Playwright Lynn Nottage wanted to write an adaptation of Berthold Brecht's Mother Courage and Her Children set in the war-ravaged nation, the Democratic Republic of the Congo. Nottage and director Kate Whoriskey traveled to Uganda to visit a refugee camp where thousands of men, women, and children hoped to avoid the atrocities of the barbaric government and the equally cruel rebel militants.
It was there that Nottage and Whoriskey listened as dozens of refugee women shared their stories of pain and survival. The women recounted unimaginable suffering and nightmarish acts of violence and rape. After gathering hours upon hours of interview material, Nottage realized that she would not be writing a re-invention of Brecht's play. She would create her own structure, one that would incorporate the heart-wrenching narratives of the women she met in Africa. The result is a play called Ruined, a tragic-yet-beautiful drama about holding onto hope while living through hell.
The Setting of "Ruined":
Ruined is set in the Democratic Republic of the Congo, probably sometime between 2001 and 2007. During this time (and still today), the Congo is a place of territorial violence and immeasurable suffering.
The entire play takes place in the slipshod bar with "makeshift furniture and a run down pool table." The bar caters to miners, traveling salesmen, military men, and rebel fighters (though not usually all at the same time). The bar provides its guests drinks and food, but it also functions as a brothel. Mama Nadi is the shrewd owner of the bar. As many as ten young women work for her. They have chosen a life of prostitution because, for most, it seems to be their only chance of survival.
The Roots of Mama Nadi:
Mama Nadi and the other female characters of Ruined are cased upon the experiences of real women from the DRC (Democratic Republic of the Congo). During her visit to the African refugee camps, Lynn Nottage collected interview material. One of the women was named Mama Nadi Zabibu: she is one of fourteen women whom receive thanks in Nottage's acknowledgement section.
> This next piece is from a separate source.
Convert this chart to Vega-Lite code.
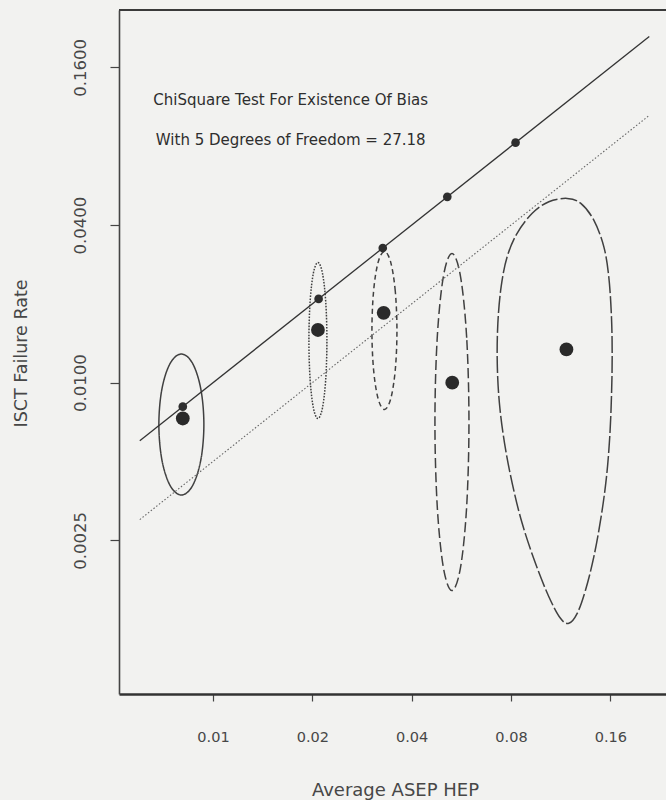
{
  "$schema": "https://vega.github.io/schema/vega-lite/v6.json",
  "autosize": {"type": "none"},
  "padding": {"left": 119, "top": 10, "right": 0, "bottom": 106},
  "width": 547,
  "height": 684,
  "background": "#f2f2f0",
  "config": {"view": {"stroke": null}, "font": "DejaVu Sans"},
  "datasets": {
    "regions": [
      {"g": "A", "i": 0, "x": 0.009384, "y": 0.006923},
      {"g": "A", "i": 1, "x": 0.009189, "y": 0.009440},
      {"g": "A", "i": 2, "x": 0.008675, "y": 0.011845},
      {"g": "A", "i": 3, "x": 0.008022, "y": 0.012872},
      {"g": "A", "i": 4, "x": 0.007415, "y": 0.011845},
      {"g": "A", "i": 5, "x": 0.007000, "y": 0.009440},
      {"g": "A", "i": 6, "x": 0.006855, "y": 0.006923},
      {"g": "A", "i": 7, "x": 0.007000, "y": 0.005078},
      {"g": "A", "i": 8, "x": 0.007415, "y": 0.004047},
      {"g": "A", "i": 9, "x": 0.008022, "y": 0.003724},
      {"g": "A", "i": 10, "x": 0.008675, "y": 0.004047},
      {"g": "A", "i": 11, "x": 0.009189, "y": 0.005078},
      {"g": "B", "i": 0, "x": 0.022144, "y": 0.014495},
      {"g": "B", "i": 1, "x": 0.02196, "y": 0.020428},
      {"g": "B", "i": 2, "x": 0.021462, "y": 0.026256},
      {"g": "B", "i": 3, "x": 0.020798, "y": 0.028788},
      {"g": "B", "i": 4, "x": 0.020154, "y": 0.026256},
      {"g": "B", "i": 5, "x": 0.019696, "y": 0.020428},
      {"g": "B", "i": 6, "x": 0.019531, "y": 0.014495},
      {"g": "B", "i": 7, "x": 0.019696, "y": 0.010285},
      {"g": "B", "i": 8, "x": 0.020154, "y": 0.008002},
      {"g": "B", "i": 9, "x": 0.020798, "y": 0.007298},
      {"g": "B", "i": 10, "x": 0.021462, "y": 0.008002},
      {"g": "B", "i": 11, "x": 0.02196, "y": 0.010285},
      {"g": "C", "i": 0, "x": 0.03610, "y": 0.015827},
      {"g": "C", "i": 1, "x": 0.035678, "y": 0.022404},
      {"g": "C", "i": 2, "x": 0.034556, "y": 0.028892},
      {"g": "C", "i": 3, "x": 0.033086, "y": 0.031712},
      {"g": "C", "i": 4, "x": 0.03167, "y": 0.028892},
      {"g": "C", "i": 5, "x": 0.030674, "y": 0.022404},
      {"g": "C", "i": 6, "x": 0.030318, "y": 0.015827},
      {"g": "C", "i": 7, "x": 0.030674, "y": 0.011181},
      {"g": "C", "i": 8, "x": 0.03167, "y": 0.008671},
      {"g": "C", "i": 9, "x": 0.033086, "y": 0.007900},
      {"g": "C", "i": 10, "x": 0.034556, "y": 0.008671},
      {"g": "C", "i": 11, "x": 0.035678, "y": 0.011181},
      {"g": "D", "i": 0, "x": 0.05967, "y": 0.007077},
      {"g": "D", "i": 1, "x": 0.05873, "y": 0.014849},
      {"g": "D", "i": 2, "x": 0.05623, "y": 0.025542},
      {"g": "D", "i": 3, "x": 0.05299, "y": 0.031158},
      {"g": "D", "i": 4, "x": 0.04994, "y": 0.025542},
      {"g": "D", "i": 5, "x": 0.04782, "y": 0.014849},
      {"g": "D", "i": 6, "x": 0.04706, "y": 0.007077},
      {"g": "D", "i": 7, "x": 0.04782, "y": 0.0033735},
      {"g": "D", "i": 8, "x": 0.04994, "y": 0.0019608},
      {"g": "D", "i": 9, "x": 0.05299, "y": 0.0016075},
      {"g": "D", "i": 10, "x": 0.05623, "y": 0.0019608},
      {"g": "D", "i": 11, "x": 0.05873, "y": 0.0033735},
      {"g": "E", "i": 0, "x": 0.1184, "y": 0.0506},
      {"g": "E", "i": 1, "x": 0.1300, "y": 0.0485},
      {"g": "E", "i": 2, "x": 0.1426, "y": 0.0418},
      {"g": "E", "i": 3, "x": 0.1529, "y": 0.0331},
      {"g": "E", "i": 4, "x": 0.1583, "y": 0.0254},
      {"g": "E", "i": 5, "x": 0.1613, "y": 0.01787},
      {"g": "E", "i": 6, "x": 0.1621, "y": 0.01257},
      {"g": "E", "i": 7, "x": 0.1613, "y": 0.00884},
      {"g": "E", "i": 8, "x": 0.1594, "y": 0.00622},
      {"g": "E", "i": 9, "x": 0.1558, "y": 0.00437},
      {"g": "E", "i": 10, "x": 0.1501, "y": 0.00308},
      {"g": "E", "i": 11, "x": 0.1426, "y": 0.00216},
      {"g": "E", "i": 12, "x": 0.1346, "y": 0.001615},
      {"g": "E", "i": 13, "x": 0.1270, "y": 0.001315},
      {"g": "E", "i": 14, "x": 0.1198, "y": 0.001205},
      {"g": "E", "i": 15, "x": 0.1130, "y": 0.001259},
      {"g": "E", "i": 16, "x": 0.1042, "y": 0.001522},
      {"g": "E", "i": 17, "x": 0.0949, "y": 0.002043},
      {"g": "E", "i": 18, "x": 0.0865, "y": 0.002903},
      {"g": "E", "i": 19, "x": 0.0807, "y": 0.004127},
      {"g": "E", "i": 20, "x": 0.0765, "y": 0.005868},
      {"g": "E", "i": 21, "x": 0.0738, "y": 0.008344},
      {"g": "E", "i": 22, "x": 0.0727, "y": 0.01186},
      {"g": "E", "i": 23, "x": 0.0730, "y": 0.01686},
      {"g": "E", "i": 24, "x": 0.0747, "y": 0.02327},
      {"g": "E", "i": 25, "x": 0.0779, "y": 0.03029},
      {"g": "E", "i": 26, "x": 0.0835, "y": 0.03722},
      {"g": "E", "i": 27, "x": 0.0928, "y": 0.04438},
      {"g": "E", "i": 28, "x": 0.1042, "y": 0.04914}
    ],
    "identity": [
      {"x": 0.006, "y": 0.006},
      {"x": 0.21, "y": 0.21}
    ],
    "half": [
      {"x": 0.006, "y": 0.003},
      {"x": 0.21, "y": 0.105}
    ],
    "predicted": [
      {"x": 0.0081, "y": 0.0081},
      {"x": 0.0209, "y": 0.0209},
      {"x": 0.0327, "y": 0.0327},
      {"x": 0.0513, "y": 0.0513},
      {"x": 0.0826, "y": 0.0826}
    ],
    "observed": [
      {"x": 0.0081, "y": 0.0073},
      {"x": 0.0208, "y": 0.0159},
      {"x": 0.0329, "y": 0.0185},
      {"x": 0.0531, "y": 0.0100},
      {"x": 0.1178, "y": 0.0134}
    ]
  },
  "layer": [
    {
      "encoding": {
        "x": {
          "field": "x", "type": "quantitative",
          "scale": {"type": "log", "domain": [0.00519, 0.236], "nice": false},
          "axis": {
            "values": [0.01, 0.02, 0.04, 0.08, 0.16], "format": ".2f", "grid": false,
            "title": "Average ASEP HEP",
            "domainColor": "#333333", "domainWidth": 2.5,
            "tickColor": "#444444", "tickWidth": 1.2, "tickSize": 7,
            "labelFont": "DejaVu Sans", "labelFontSize": 14.5, "labelColor": "#474747",
            "labelBaseline": "middle", "labelPadding": 36,
            "titleFont": "DejaVu Sans", "titleFontSize": 18, "titleFontWeight": "normal", "titleColor": "#474747",
            "titleX": 276, "titleY": 96, "titleBaseline": "middle", "titleAlign": "center"
          }
        },
        "y": {
          "field": "y", "type": "quantitative",
          "scale": {"type": "log", "domain": [0.000647, 0.2653], "nice": false},
          "axis": {
            "values": [0.0025, 0.01, 0.04, 0.16], "format": ".4f", "grid": false,
            "title": "ISCT Failure Rate",
            "domainColor": "#444444", "domainWidth": 1.6,
            "tickColor": "#444444", "tickWidth": 1.2, "tickSize": 9,
            "labelFont": "DejaVu Sans", "labelFontSize": 16.5, "labelColor": "#474747",
            "labelAngle": 270, "labelAlign": "center", "labelBaseline": "middle", "labelPadding": 30,
            "titleFont": "DejaVu Sans", "titleFontSize": 17.5, "titleFontWeight": "normal", "titleColor": "#474747",
            "titleAngle": 270, "titleX": -98, "titleY": 343, "titleBaseline": "middle", "titleAlign": "center"
          }
        }
      },
      "layer": [
        {
          "data": {"name": "regions"},
          "mark": {"type": "line", "interpolate": "cardinal-closed", "color": "#404040", "strokeWidth": 1.5},
          "encoding": {
            "order": {"field": "i", "type": "quantitative"},
            "strokeDash": {
              "field": "g", "type": "nominal", "legend": null,
              "scale": {"domain": ["A", "B", "C", "D", "E"], "range": [[1, 0], [1.6, 1.4], [5, 3.5], [10, 4], [17, 3]]}
            }
          }
        },
        {
          "data": {"name": "identity"},
          "mark": {"type": "line", "color": "#333333", "strokeWidth": 1.3},
          "encoding": {}
        },
        {
          "data": {"name": "half"},
          "mark": {"type": "line", "color": "#666666", "strokeWidth": 1.1, "strokeDash": [1.5, 2]},
          "encoding": {}
        },
        {
          "data": {"name": "predicted"},
          "mark": {"type": "point", "filled": true, "color": "#2e2e2e", "size": 75, "opacity": 1}
        },
        {
          "data": {"name": "observed"},
          "mark": {"type": "point", "filled": true, "color": "#2a2a2a", "size": 190, "opacity": 1}
        }
      ]
    },
    {
      "data": {"values": [{}]},
      "mark": {"type": "rule", "color": "#3a3a3a", "strokeWidth": 2},
      "encoding": {
        "y": {"datum": 0.2653, "type": "quantitative"}
      }
    },
    {
      "data": {"values": [{}]},
      "mark": {"type": "text", "font": "DejaVu Sans", "fontSize": 15, "color": "#2e2e2e", "align": "center", "baseline": "middle"},
      "encoding": {
        "x": {"datum": 0.0172, "type": "quantitative"},
        "y": {"datum": 0.1202, "type": "quantitative"},
        "text": {"value": "ChiSquare Test For Existence Of Bias"}
      }
    },
    {
      "data": {"values": [{}]},
      "mark": {"type": "text", "font": "DejaVu Sans", "fontSize": 15, "color": "#2e2e2e", "align": "center", "baseline": "middle"},
      "encoding": {
        "x": {"datum": 0.0172, "type": "quantitative"},
        "y": {"datum": 0.0846, "type": "quantitative"},
        "text": {"value": "With 5 Degrees of Freedom = 27.18"}
      }
    }
  ]
}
According to Nottage, all of the women she interviewed were raped. Most were raped by multiple men. Some of the women helplessly watched as their children were murdered in front of them. Sadly, this is the world which Mama Nadi and the other characters of Ruined have known. For more information about the atrocities in the DRC, read this About.com article, "Rape As Terrorism."
Mama Nadi's Personality:
Mama Nadi is described as an attractive woman in her early forties with "an arrogant stride and majestic air" (Nottage 5). She has etched out a profitable business in a hellish environment. Above all things, she has learned duplicity. When the military enters the bar, Mama Nadi is loyal to the government. When the rebels arrive the following day, she is devoted to the revolution. She agrees with whoever is offering cash. She has survived by being charming, accommodating, and serving anyone, whether honorable or evil.
At the beginning of the play, it is easy to vilify her. After all, Mama Nadi is part of a modern day slave trade. She buys girls from a friendly traveling salesmen. She offers them food, shelter, and in exchange they must prostitute themselves to the local miners and soldiers. But we soon sense that Mama Nadi harbors compassion, even if she attempts to bury her altruism.
Mama Nadi and Sophie:
Mama Nadi is most altruistic when it comes to a young woman named Sophie, a beautiful, quiet girl. Sophie has been "ruined." Basically, she has been raped and assaulted in such a brutal manner that she can no longer have children. And according to the local belief systems, men would no longer be interested in her as a wife.
When Mama Nadi learns of this, perhaps realizing the injustice of not just the attack but the way society rejects women who are "ruined," Mama Nadi does not shun her. She allows her to live with the other women. Instead of prostituting herself, Sophie sings at the bar and helps out with the accounting. Why does Mama Nadi have such empathy for Sophie? Because she has experienced the same brutality. Mama Nadi has been "ruined" as well.
Mama Nadi and the Diamond:
Among her many little treasures and wads of cash, Mama Nadi possesses a small but precious stone, a raw diamond. The stone does not look impressive, but if she sold the gem, Mama Nadi could live well for a very long time. (Which makes the reader wonder why she stays in a makeshift bar in the Congo during a civil war.)
During the middle of the play, Mama Nadi discovers that Sophie has been stealing from her. Rather than being angry, she is impressed by the girl's audacity. Sophie explains that she was hoping to pay for an operation that would mend her "ruined" condition.
Sophie's goal obviously touches Mama Nadi (although the stern woman doesn't show her feelings initially). During Act Three, when the gunfire and explosions are getting closer and closer, Mama Nadi gives the diamond to Mrt. Hatari, a Lebanese merchant. She tells Hatari to escape with Sophie, sell the diamond, and make sure that Sophie receives her operation. Mama Nadi gives up all of her wealth in order to give Sophie a new beginning.